The real-life stories of Jacksonville’s Kingsley Plantation will change the way you think of America’s history with slavery forever.
If you had asked me what I knew about slavery before I visited the plantation, I would have thought back to books I read in school and made-for-TV movies I’d seen. Now, I think of the ruins of two dozen small cabins that housed over 80 men, women and children at a time, just a stone’s throw from a gorgeous home alongside the Fort George River. Built in 1798, it is the oldest plantation house still standing in all of Florida.
The historic plantation occupies a 1,000-acre island that was once cleared of trees and used to farm numerous crops. Slaves lived hard lives there, always in fear of the punishments their owners would inflict if they didn’t do everything as expected. Their children learned to work, too, as soon as they were able, also in grave fear that their parents would be punished if they didn’t do as they were told.
But there is much more to the plantation’s story that makes it one-of-a-kind. It eventually came into the hands of Zephaniah Kingsley, who freed and then married his slave Anna. The African woman went on to manage the plantation and own slaves, herself, before they eventually freed 50 slaves and moved with them to Haiti, which was a free black republic.

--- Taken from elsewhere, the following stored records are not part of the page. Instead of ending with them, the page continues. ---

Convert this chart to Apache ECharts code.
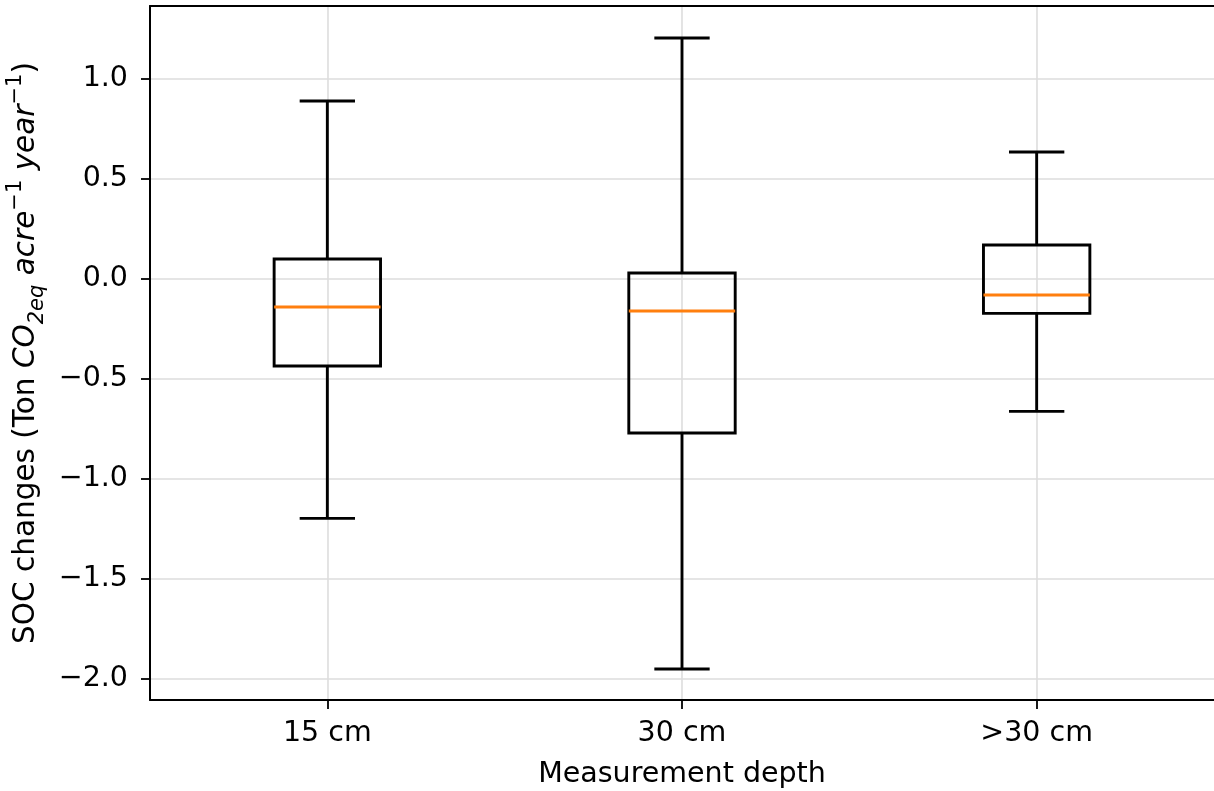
<!DOCTYPE html>
<html>
<head>
<meta charset="utf-8">
<script src="https://cdn.jsdelivr.net/npm/echarts@6/dist/echarts.min.js"></script>
<style>
html,body{margin:0;padding:0;background:#fff;}
#chart{width:1214px;height:791px;}
</style>
</head>
<body>
<div id="chart"></div>
<script>
const categories = ['15 cm', '30 cm', '>30 cm'];
const whiskerLow = [-1.197, -1.95, -0.662];
const q1 = [-0.435, -0.77, -0.172];
const median = [-0.14, -0.16, -0.08];
const q3 = [0.10, 0.03, 0.17];
const whiskerHigh = [0.89, 1.205, 0.635];
const yTicks = [-2.0, -1.5, -1.0, -0.5, 0.0, 0.5, 1.0];
const xGridPositions = [0.5, 1.5, 2.5];

const font = 'DejaVu Sans';
const boxData = categories.map((c, i) => [i, whiskerLow[i], q1[i], median[i], q3[i], whiskerHigh[i]]);

const chart = echarts.init(document.getElementById('chart'), null, {renderer: 'canvas'});

function renderBox(params, api) {
  const idx = api.value(0);
  const band = api.size([1, 0])[0];
  const halfBox = band * 0.15;
  const halfCap = band * 0.078;
  const pLow = api.coord([idx, api.value(1)]);
  const pQ1 = api.coord([idx, api.value(2)]);
  const pMed = api.coord([idx, api.value(3)]);
  const pQ3 = api.coord([idx, api.value(4)]);
  const pHigh = api.coord([idx, api.value(5)]);
  const cx = pQ1[0];
  const black = {stroke: '#000', lineWidth: 2.9, fill: null};
  return {
    type: 'group',
    children: [
      {type: 'line', shape: {x1: cx, y1: pQ3[1], x2: cx, y2: pHigh[1]}, style: black},
      {type: 'line', shape: {x1: cx, y1: pQ1[1], x2: cx, y2: pLow[1]}, style: black},
      {type: 'line', shape: {x1: cx - halfCap, y1: pHigh[1], x2: cx + halfCap, y2: pHigh[1]}, style: black},
      {type: 'line', shape: {x1: cx - halfCap, y1: pLow[1], x2: cx + halfCap, y2: pLow[1]}, style: black},
      {type: 'rect', shape: {x: cx - halfBox, y: pQ3[1], width: halfBox * 2, height: pQ1[1] - pQ3[1]},
        style: {stroke: '#000', lineWidth: 2.9, fill: 'rgba(0,0,0,0)'}},
      {type: 'line', shape: {x1: cx - halfBox, y1: pMed[1], x2: cx + halfBox, y2: pMed[1]},
        style: {stroke: '#ff7f0e', lineWidth: 2.9}}
    ]
  };
}

const option = {
  backgroundColor: '#fff',
  animation: false,
  grid: {left: 150, right: 0, top: 6, bottom: 91, containLabel: false, outerBoundsMode: 'none'},
  xAxis: [
    {
      type: 'category',
      data: categories,
      boundaryGap: true,
      position: 'bottom',
      name: 'Measurement depth',
      nameLocation: 'middle',
      nameGap: 60,
      nameTextStyle: {fontFamily: font, fontSize: 28.5, color: '#000'},
      axisLine: {show: true, onZero: false, lineStyle: {color: '#000', width: 2}},
      axisTick: {show: true, alignWithLabel: true, length: 9, lineStyle: {color: '#000', width: 1.8}},
      axisLabel: {fontFamily: font, fontSize: 28.5, color: '#000', margin: 19},
      splitLine: {show: false}
    },
    {
      type: 'value',
      position: 'top',
      min: 0,
      max: 3,
      axisLine: {show: true, onZero: false, lineStyle: {color: '#000', width: 2}},
      axisTick: {show: false, customValues: xGridPositions},
      axisLabel: {show: false, customValues: xGridPositions},
      splitLine: {show: true, lineStyle: {color: '#dddddd', width: 1.6}}
    }
  ],
  yAxis: {
    type: 'value',
    min: -2.105,
    max: 1.365,
    name: 'SOC changes (Ton {i|CO}{sub|2eq} {i|acre}{sup|\u22121} {i|year}{sup|\u22121})',
    nameLocation: 'middle',
    nameRotate: 90,
    nameGap: 102,
    nameTextStyle: {
      fontFamily: font, fontSize: 29.5, color: '#000', lineHeight: 43,
      rich: {
        i: {fontFamily: font, fontStyle: 'italic', fontSize: 29.5, color: '#000', lineHeight: 43},
        sub: {fontFamily: font, fontStyle: 'italic', fontSize: 21, color: '#000', verticalAlign: 'bottom', lineHeight: 37},
        sup: {fontFamily: font, fontSize: 21, color: '#000', verticalAlign: 'top', lineHeight: 41}
      }
    },
    axisLine: {show: true, onZero: false, lineStyle: {color: '#000', width: 2}},
    axisTick: {show: true, length: 9, customValues: yTicks, lineStyle: {color: '#000', width: 1.8}},
    axisLabel: {
      fontFamily: font, fontSize: 28.5, color: '#000', margin: 22,
      customValues: yTicks,
      formatter: v => (v < 0 ? '\u2212' : '') + Math.abs(v).toFixed(1)
    },
    splitLine: {show: true, lineStyle: {color: '#dddddd', width: 1.6}}
  },
  series: [{
    type: 'custom',
    xAxisIndex: 0,
    yAxisIndex: 0,
    renderItem: renderBox,
    encode: {x: 0, y: [1, 2, 3, 4, 5]},
    data: boxData,
    z: 10
  }]
};
chart.setOption(option);
</script>
</body>
</html>
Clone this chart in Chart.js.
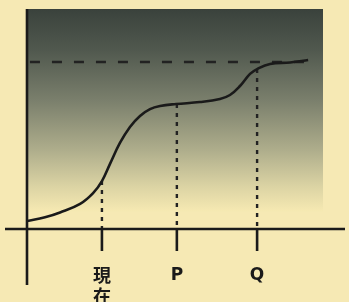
<!DOCTYPE html>
<html><head><meta charset="utf-8">
<script src="https://cdn.jsdelivr.net/npm/chart.js@4/dist/chart.umd.min.js"></script>
<style>html,body{margin:0;padding:0;background:#f6e9b4;}#wrap{width:349px;height:302px;position:relative;}</style>
</head><body><div id="wrap"><canvas id="c" width="349" height="302"></canvas></div>
<script>
// Curve (time vs level), arbitrary units
const curveX = [0, 6.1, 11.2, 18.0, 22.4, 25.4, 28.1, 31.5, 34.9, 38.3, 41.7, 45.1, 50.5, 58.6, 65.4, 68.8, 72.2, 75.6, 78.0, 82.4, 89.2, 95.3];
const curveY = [3.6, 5.3, 7.5, 11.4, 16.3, 21.8, 29.5, 39.1, 46.4, 51.4, 54.5, 55.9, 56.8, 57.7, 59.1, 60.9, 65.0, 70.5, 72.7, 75.0, 75.7, 76.8];
// Target (dashed) level
const targetLevel = 75.9;
const targetRange = [1.0, 95.9];
// Marker positions on time axis
const markerX = [25.4, 50.8, 78.0];
const markerLevel = [21.8, 56.8, 72.7];
const markerLabels = [['現','在'], 'P', 'Q'];

const ink = '#1a1a1a';
const datasets = [{
  data: curveX.map((x,i)=>({x, y: curveY[i]})),
  borderColor: ink, borderWidth: 2.6, pointRadius: 0,
  tension: 0.4, fill: false
},{
  data: targetRange.map(x=>({x, y: targetLevel})),
  borderColor: '#222', borderWidth: 2.4, pointRadius: 0, borderDash: [10, 12]
}];
markerX.forEach((x,i)=>{
  datasets.push({data: [{x, y: markerLevel[i]}, {x, y: 0}],
    borderColor: '#222', borderWidth: 2.4, pointRadius: 0, borderDash: [4, 5]});
});

const bgPlugin = {
  id: 'bg',
  beforeDatasetsDraw(chart) {
    const {ctx, chartArea: a} = chart;
    const y = chart.scales.y;
    const bottom = y.getPixelForValue(8);
    const g = ctx.createLinearGradient(0, a.top, 0, bottom);
    g.addColorStop(0, 'rgb(58,66,60)');
    g.addColorStop(0.2, 'rgb(80,88,78)');
    g.addColorStop(0.45, 'rgb(122,127,108)');
    g.addColorStop(0.7, 'rgb(175,174,140)');
    g.addColorStop(0.88, 'rgb(220,212,164)');
    g.addColorStop(1, 'rgb(246,233,178)');
    ctx.save();
    ctx.fillStyle = g;
    ctx.fillRect(a.left, a.top, a.right - a.left + 1, bottom - a.top);
    ctx.restore();
  },
  afterDraw(chart) {
    const {ctx, chartArea: a} = chart;
    const xs = chart.scales.x, ys = chart.scales.y;
    const y0 = ys.getPixelForValue(0), x0 = xs.getPixelForValue(0);
    ctx.save();
    ctx.strokeStyle = ink; ctx.lineWidth = 2.6; ctx.lineCap = 'butt';
    ctx.beginPath();
    ctx.moveTo(5, y0); ctx.lineTo(345, y0);
    ctx.moveTo(x0, a.top); ctx.lineTo(x0, y0 + 56);
    markerX.forEach(v=>{ const px = xs.getPixelForValue(v); ctx.moveTo(px, y0); ctx.lineTo(px, y0 + 22); });
    ctx.stroke();
    ctx.fillStyle = ink;
    ctx.textAlign = 'center'; ctx.textBaseline = 'middle';
    markerX.forEach((v,i)=>{
      const px = xs.getPixelForValue(v);
      const lab = markerLabels[i];
      if (Array.isArray(lab)) {
        ctx.font = '600 18px "Noto Sans CJK JP", "Noto Sans", sans-serif';
        lab.forEach((s,j)=> ctx.fillText(s, px, y0 + 46 + j*21));
      } else {
        ctx.font = 'bold 17px "DejaVu Sans", sans-serif';
        ctx.fillText(lab, px, y0 + 47);
      }
    });
    ctx.restore();
  }
};

new Chart(document.getElementById('c'), {
  type: 'line',
  data: { datasets },
  options: {
    responsive: false, animation: false,
    layout: { padding: { left: 27, right: 27, top: 9, bottom: 73 } },
    plugins: { legend: { display: false }, tooltip: { enabled: false } },
    scales: {
      x: { type: 'linear', min: 0, max: 100, display: false },
      y: { type: 'linear', min: 0, max: 100, display: false }
    }
  },
  plugins: [bgPlugin]
});
</script></body></html>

There is so much to Kingsley Plantation’s history and the way it is presented. You can read the words of slaves who lived there during hard times; walk past the ruins of their makeshift homes; peer into the kitchen where they cooked for their owners. You can take in the beautiful view from the breezy site where the master’s home is set, and on some days, the National Park Service offers tours inside the house. In season, the plantation even features a small garden with the crops that were typically grown at the plantation.
My family visited Kingsley Plantation on a Sunday afternoon with my small children, ages 4 and 1. Honestly, and not surprisingly, the kids were just too young to have any clue what we were looking at. Nevertheless, they were excited to have a place to run around and stayed safely occupied inspecting the grounds during our visit as the grown-ups took everything in. For an older child learning about slavery in school, however, I think visiting the plantation would be an incredibly powerful experience.The property includes:
– the tabby ruins of 25 slave cabins, which formed a semi-circle similar to the way homes were arranged in West Africa;
– the kitchen area, a separate building from the master’s house;
– a barn that had multiple uses including storage, animal housing and even slave housing; and
– the main plantation house, designed with large windows on all sides to catch the breeze from the river.
Some tips if you go:
You are absolutely welcome to tour the grounds on your own. When you drive in, you’ll first drive past the slave cabins, and then if you continue driving, you’ll come to a parking area near the plantation house. There is also a gift shop and there are restrooms.
Make sure you’re traveling in a vehicle rugged enough to handle the bumpy terrain to get back to the house. The dirt roads are loaded with potholes — the incredible jostling we got on the way there was my son’s favorite part.
Also, don’t forget bug spray. Especially close to the slaves’ cabins, there are swarms of mosquitoes during the warmer months.
If you want to go:
Where: 11676 Palmetto Avenue, Jacksonville, FL. If you’re starting from Amelia Island, head south on First Coast Highway. The park entrance will be on your right just after you pass the Mayport Ferry.
Tours: As of this writing, free tours of the plantation house were offered on a reservations-only basis at 11 a.m. and 3 p.m. on Saturdays and Sundays. A ranger program is offered at 2 p.m. on weekdays.